Records for this task:
──────────────────────────────

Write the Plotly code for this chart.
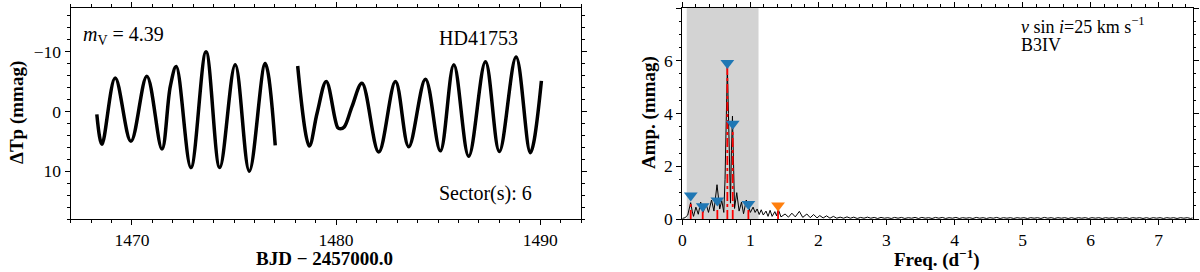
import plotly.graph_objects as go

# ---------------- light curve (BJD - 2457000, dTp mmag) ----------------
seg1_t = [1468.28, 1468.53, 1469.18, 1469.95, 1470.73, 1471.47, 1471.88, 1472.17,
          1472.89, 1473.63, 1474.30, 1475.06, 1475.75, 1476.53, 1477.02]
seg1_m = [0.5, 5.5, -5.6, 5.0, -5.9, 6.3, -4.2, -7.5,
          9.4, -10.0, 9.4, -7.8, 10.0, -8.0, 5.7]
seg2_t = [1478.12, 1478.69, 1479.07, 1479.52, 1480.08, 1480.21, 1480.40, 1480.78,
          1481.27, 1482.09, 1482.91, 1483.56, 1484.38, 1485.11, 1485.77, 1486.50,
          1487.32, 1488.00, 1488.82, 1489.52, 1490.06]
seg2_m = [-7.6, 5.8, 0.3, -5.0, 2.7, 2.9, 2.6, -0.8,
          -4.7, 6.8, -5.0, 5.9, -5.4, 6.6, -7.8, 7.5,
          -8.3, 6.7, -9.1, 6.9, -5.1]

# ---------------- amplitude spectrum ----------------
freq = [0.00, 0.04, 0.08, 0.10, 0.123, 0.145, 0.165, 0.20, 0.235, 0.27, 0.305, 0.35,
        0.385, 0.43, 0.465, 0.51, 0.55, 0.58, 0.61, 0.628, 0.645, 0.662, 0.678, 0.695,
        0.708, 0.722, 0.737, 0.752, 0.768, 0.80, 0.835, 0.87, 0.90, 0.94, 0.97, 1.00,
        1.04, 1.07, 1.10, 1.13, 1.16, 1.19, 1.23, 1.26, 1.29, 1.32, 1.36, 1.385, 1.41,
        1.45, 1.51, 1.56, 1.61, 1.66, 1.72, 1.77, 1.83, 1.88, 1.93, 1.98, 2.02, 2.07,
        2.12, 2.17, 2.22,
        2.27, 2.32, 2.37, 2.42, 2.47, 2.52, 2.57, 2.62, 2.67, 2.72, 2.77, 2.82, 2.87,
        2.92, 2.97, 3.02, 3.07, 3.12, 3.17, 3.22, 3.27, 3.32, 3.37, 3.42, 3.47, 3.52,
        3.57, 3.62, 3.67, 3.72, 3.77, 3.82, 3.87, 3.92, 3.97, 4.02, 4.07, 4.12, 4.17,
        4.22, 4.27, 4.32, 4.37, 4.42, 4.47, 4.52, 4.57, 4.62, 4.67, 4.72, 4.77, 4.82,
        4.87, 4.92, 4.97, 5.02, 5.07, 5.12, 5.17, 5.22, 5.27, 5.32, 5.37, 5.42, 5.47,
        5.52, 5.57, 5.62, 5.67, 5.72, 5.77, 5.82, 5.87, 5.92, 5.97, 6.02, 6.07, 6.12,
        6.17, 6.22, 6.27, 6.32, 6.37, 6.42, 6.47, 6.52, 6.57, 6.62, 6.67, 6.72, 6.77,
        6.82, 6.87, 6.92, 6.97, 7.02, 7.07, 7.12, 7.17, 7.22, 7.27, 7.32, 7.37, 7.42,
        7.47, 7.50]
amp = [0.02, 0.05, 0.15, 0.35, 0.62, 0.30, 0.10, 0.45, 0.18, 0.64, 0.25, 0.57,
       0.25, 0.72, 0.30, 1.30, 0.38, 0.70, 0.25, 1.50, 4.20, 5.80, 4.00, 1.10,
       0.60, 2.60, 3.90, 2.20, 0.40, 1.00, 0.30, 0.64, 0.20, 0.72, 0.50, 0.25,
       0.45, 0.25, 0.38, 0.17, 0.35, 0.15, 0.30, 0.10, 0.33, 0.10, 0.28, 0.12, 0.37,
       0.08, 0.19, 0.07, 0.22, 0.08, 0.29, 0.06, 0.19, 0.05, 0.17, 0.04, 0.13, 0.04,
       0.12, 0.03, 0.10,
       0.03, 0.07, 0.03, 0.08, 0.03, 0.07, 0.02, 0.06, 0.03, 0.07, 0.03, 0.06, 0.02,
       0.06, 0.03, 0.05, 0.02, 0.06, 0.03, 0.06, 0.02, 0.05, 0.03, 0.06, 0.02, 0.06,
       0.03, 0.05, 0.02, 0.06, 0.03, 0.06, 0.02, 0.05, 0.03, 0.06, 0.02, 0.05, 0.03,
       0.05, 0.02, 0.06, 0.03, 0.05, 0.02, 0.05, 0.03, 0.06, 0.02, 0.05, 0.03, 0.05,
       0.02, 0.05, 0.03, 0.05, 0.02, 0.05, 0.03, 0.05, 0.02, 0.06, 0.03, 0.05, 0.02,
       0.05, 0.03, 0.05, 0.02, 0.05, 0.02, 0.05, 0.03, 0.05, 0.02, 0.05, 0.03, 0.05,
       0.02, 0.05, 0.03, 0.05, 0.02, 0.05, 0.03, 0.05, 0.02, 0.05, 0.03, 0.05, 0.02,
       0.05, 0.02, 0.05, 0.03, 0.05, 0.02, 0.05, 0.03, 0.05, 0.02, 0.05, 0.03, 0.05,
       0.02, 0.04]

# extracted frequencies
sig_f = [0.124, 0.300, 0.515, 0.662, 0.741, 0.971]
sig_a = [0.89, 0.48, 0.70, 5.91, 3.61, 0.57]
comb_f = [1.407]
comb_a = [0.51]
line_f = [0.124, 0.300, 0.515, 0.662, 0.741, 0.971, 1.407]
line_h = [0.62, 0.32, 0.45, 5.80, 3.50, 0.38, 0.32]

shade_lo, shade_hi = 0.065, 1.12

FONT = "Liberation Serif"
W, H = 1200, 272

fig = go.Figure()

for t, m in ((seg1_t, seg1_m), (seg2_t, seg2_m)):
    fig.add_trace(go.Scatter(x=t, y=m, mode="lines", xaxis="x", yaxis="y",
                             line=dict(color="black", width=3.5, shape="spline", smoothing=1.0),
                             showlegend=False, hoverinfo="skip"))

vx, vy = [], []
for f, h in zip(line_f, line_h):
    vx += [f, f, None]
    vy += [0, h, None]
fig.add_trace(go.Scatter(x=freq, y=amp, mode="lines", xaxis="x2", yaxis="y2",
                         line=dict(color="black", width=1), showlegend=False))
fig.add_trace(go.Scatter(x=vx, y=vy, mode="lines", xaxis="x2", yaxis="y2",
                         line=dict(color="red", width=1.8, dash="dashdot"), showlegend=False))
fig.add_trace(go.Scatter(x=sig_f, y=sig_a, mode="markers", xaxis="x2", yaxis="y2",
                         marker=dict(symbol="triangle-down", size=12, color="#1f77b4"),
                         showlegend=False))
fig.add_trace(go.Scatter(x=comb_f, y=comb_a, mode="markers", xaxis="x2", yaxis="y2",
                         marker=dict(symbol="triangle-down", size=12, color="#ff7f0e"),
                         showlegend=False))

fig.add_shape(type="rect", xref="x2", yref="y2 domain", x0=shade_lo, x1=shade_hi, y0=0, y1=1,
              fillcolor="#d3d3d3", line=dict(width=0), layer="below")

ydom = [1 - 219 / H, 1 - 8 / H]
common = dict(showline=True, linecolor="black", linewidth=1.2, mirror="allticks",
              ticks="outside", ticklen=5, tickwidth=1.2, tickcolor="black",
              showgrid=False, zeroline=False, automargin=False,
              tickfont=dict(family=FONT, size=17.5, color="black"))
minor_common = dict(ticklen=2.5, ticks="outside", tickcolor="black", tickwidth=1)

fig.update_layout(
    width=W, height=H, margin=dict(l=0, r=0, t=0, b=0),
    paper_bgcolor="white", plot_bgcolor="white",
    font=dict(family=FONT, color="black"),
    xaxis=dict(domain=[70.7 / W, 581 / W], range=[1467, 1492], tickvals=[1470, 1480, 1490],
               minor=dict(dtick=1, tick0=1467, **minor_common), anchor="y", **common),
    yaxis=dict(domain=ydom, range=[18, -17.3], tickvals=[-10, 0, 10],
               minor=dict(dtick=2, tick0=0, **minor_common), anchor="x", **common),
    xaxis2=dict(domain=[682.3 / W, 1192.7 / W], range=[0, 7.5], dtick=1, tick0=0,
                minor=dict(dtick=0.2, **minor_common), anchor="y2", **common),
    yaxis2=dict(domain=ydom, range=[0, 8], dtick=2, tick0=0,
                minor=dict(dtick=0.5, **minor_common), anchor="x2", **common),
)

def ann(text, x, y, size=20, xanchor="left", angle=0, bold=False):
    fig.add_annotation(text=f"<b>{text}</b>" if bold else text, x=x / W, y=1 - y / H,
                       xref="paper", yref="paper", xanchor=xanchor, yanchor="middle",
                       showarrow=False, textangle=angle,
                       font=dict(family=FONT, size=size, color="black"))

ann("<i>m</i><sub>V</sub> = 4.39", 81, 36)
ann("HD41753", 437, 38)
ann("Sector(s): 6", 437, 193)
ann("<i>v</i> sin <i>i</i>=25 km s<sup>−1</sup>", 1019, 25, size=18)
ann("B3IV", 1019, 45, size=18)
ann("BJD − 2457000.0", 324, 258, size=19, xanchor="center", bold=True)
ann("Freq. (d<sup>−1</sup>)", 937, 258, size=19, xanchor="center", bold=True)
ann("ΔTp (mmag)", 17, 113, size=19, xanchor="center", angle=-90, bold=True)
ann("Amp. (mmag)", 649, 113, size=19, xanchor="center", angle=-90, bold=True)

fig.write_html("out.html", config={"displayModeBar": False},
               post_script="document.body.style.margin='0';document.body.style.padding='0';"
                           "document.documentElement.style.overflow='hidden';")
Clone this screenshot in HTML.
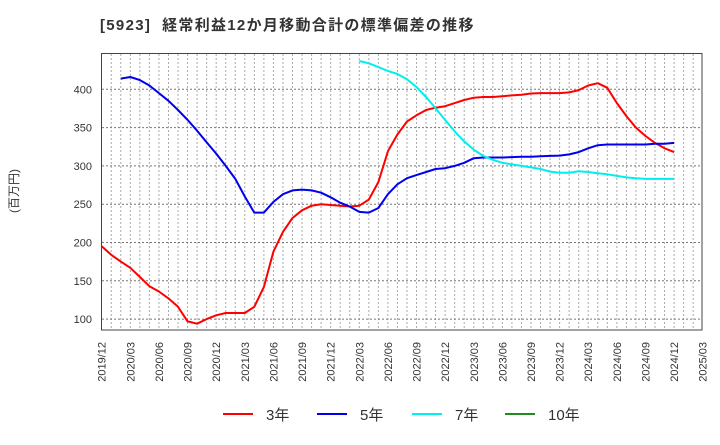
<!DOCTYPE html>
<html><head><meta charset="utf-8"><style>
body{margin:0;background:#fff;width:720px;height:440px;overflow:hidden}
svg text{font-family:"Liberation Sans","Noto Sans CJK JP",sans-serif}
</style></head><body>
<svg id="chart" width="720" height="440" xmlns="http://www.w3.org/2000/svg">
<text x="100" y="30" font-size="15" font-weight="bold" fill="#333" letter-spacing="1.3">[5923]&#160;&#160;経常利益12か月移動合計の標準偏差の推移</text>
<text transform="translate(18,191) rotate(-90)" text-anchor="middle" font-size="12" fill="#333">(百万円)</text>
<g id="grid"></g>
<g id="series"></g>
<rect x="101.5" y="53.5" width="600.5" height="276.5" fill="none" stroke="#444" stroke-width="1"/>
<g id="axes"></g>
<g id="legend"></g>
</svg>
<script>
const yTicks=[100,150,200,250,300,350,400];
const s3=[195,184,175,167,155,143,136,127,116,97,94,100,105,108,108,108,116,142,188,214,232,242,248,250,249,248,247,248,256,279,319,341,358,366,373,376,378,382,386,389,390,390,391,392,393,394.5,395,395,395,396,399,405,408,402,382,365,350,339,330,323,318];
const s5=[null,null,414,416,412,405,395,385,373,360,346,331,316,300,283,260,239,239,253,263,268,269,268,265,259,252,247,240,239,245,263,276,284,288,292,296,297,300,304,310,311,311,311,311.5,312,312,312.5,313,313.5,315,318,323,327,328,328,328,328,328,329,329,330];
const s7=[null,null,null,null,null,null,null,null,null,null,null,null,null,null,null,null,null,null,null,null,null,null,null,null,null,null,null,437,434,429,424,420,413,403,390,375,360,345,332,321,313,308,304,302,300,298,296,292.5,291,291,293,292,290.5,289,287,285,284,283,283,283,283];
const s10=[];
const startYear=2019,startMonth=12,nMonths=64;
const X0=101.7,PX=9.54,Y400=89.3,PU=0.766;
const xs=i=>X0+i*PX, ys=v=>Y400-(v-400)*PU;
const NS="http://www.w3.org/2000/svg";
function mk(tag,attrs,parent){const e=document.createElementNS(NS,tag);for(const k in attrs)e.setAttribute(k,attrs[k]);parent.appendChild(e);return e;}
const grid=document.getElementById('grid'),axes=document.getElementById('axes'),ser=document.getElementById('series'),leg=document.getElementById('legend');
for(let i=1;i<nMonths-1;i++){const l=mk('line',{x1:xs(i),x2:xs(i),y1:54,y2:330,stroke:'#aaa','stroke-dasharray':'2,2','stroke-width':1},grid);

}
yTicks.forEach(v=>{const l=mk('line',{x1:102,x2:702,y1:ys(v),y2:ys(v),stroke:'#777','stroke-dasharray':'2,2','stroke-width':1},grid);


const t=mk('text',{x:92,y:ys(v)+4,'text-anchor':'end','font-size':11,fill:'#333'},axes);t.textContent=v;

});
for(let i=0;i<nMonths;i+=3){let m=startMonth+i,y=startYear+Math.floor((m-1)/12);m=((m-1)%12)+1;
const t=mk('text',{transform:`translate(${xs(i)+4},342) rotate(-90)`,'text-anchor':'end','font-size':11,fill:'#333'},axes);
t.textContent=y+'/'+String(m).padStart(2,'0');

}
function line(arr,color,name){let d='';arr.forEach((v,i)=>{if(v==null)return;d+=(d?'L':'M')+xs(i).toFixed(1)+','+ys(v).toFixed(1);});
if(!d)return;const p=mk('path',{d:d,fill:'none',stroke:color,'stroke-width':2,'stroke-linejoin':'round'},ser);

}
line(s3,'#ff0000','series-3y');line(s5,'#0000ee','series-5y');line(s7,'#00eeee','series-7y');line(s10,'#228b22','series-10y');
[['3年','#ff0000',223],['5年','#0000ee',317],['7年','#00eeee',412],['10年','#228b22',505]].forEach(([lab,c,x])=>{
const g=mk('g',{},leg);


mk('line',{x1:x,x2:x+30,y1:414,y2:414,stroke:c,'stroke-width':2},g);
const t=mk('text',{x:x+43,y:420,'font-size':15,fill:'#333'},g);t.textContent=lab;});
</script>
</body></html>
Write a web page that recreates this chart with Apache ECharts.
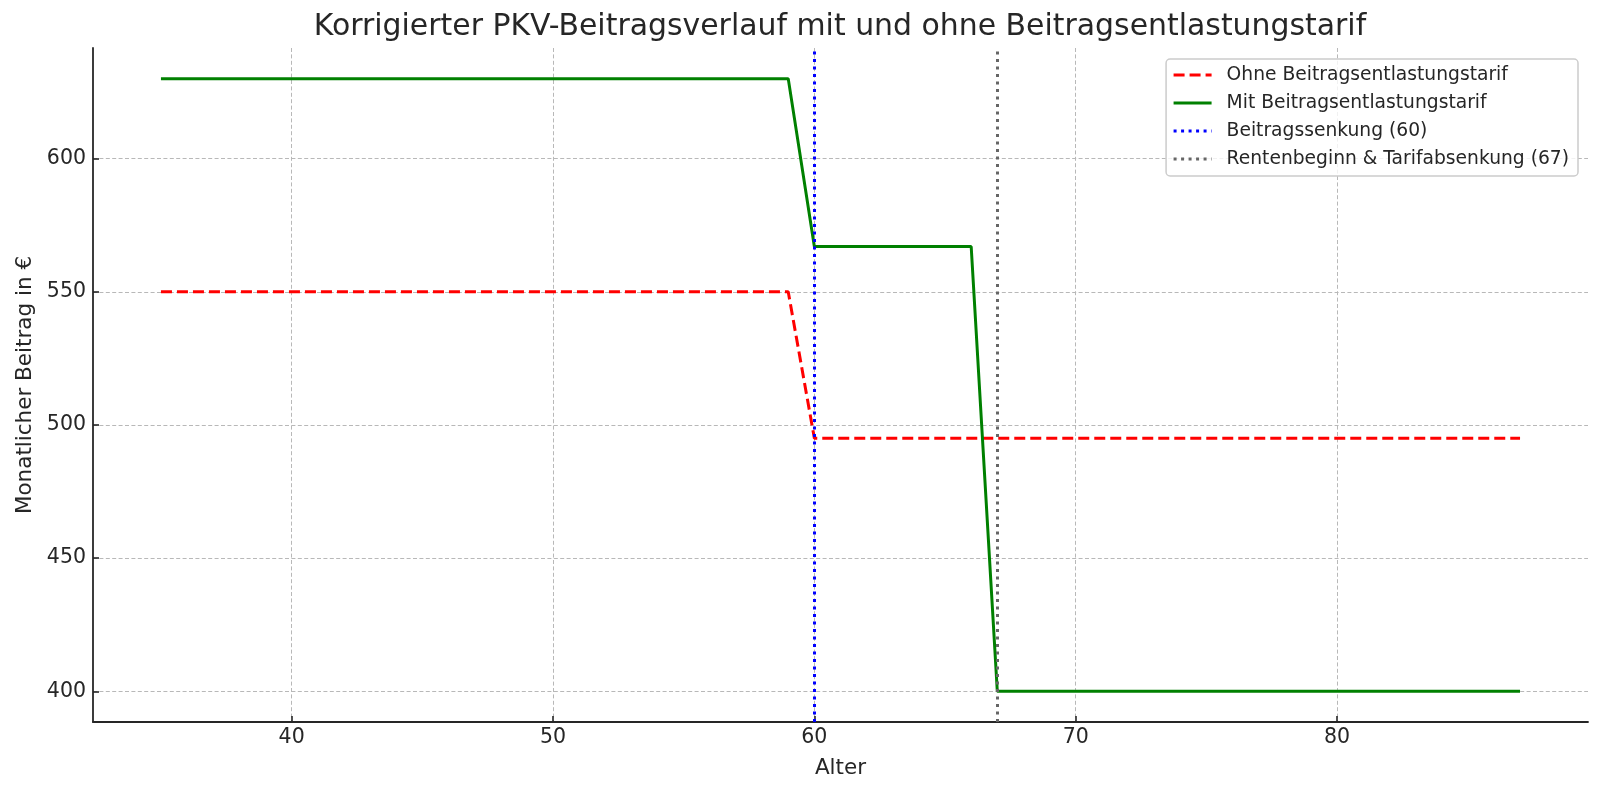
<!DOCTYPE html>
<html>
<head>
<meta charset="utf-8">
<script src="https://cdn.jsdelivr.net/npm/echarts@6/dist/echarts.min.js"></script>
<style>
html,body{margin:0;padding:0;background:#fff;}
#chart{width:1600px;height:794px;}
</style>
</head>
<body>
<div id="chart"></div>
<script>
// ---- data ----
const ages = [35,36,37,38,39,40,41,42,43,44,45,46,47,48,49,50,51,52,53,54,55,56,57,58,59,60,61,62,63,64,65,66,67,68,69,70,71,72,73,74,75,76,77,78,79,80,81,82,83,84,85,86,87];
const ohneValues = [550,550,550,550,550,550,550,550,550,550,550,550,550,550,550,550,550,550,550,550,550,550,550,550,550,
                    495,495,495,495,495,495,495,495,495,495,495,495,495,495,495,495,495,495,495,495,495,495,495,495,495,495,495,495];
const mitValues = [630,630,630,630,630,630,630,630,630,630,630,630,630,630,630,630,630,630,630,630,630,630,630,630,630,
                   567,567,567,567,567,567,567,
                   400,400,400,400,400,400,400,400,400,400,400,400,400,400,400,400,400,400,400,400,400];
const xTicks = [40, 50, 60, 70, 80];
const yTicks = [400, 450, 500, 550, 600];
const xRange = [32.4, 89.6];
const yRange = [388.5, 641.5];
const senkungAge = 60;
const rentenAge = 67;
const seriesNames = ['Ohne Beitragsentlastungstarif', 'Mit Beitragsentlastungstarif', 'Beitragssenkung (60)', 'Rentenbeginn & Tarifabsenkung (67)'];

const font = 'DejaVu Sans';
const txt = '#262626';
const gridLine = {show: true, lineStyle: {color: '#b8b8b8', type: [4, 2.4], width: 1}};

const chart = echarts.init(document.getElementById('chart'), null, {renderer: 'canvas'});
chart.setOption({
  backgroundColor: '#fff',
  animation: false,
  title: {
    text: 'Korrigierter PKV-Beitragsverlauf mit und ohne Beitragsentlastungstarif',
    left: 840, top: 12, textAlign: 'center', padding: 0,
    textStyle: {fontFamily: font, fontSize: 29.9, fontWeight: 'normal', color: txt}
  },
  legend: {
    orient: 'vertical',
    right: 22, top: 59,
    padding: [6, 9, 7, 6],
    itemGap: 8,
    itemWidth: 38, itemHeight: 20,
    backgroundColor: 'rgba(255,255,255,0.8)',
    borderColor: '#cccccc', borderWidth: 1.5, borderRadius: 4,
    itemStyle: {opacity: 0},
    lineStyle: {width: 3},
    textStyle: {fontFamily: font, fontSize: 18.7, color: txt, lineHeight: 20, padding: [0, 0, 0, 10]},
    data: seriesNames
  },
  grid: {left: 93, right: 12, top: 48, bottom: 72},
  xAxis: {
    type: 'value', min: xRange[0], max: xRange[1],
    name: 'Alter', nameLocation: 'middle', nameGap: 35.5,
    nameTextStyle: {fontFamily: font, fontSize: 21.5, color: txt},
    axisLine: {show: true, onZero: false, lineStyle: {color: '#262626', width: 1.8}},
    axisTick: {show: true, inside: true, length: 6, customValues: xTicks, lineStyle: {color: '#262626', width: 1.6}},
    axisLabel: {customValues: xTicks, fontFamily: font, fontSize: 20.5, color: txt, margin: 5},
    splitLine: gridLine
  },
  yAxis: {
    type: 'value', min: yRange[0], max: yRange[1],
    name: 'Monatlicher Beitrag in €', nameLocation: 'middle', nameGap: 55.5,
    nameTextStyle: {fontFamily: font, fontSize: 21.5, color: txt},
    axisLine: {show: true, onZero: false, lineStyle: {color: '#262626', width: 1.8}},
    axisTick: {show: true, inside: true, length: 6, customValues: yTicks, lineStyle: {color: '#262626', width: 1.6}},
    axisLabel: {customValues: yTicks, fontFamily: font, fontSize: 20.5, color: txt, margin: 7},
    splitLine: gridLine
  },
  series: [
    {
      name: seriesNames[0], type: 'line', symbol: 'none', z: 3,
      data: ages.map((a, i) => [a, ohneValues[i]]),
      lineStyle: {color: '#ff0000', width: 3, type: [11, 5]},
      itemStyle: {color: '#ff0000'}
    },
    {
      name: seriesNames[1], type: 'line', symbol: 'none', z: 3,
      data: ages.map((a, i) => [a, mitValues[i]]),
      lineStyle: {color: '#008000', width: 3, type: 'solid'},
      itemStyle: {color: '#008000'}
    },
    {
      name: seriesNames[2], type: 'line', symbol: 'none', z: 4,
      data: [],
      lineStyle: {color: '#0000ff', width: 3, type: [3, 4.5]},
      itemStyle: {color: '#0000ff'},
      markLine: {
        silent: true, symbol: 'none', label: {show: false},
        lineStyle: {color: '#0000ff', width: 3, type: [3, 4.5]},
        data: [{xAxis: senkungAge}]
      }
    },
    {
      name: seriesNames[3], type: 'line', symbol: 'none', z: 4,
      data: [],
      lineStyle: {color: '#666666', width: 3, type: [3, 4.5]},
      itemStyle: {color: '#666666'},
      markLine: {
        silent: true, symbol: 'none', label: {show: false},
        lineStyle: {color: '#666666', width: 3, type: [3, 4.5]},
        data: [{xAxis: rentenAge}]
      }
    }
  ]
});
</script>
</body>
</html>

──────────────────────────────

Exercise aim:
Everything from the first line of the listing above through the line that contains "import plotly.graph_objects as go" is to be restated word for word, minus the pictures.

Complete answer:
Write the Plotly code for this chart.
import plotly.graph_objects as go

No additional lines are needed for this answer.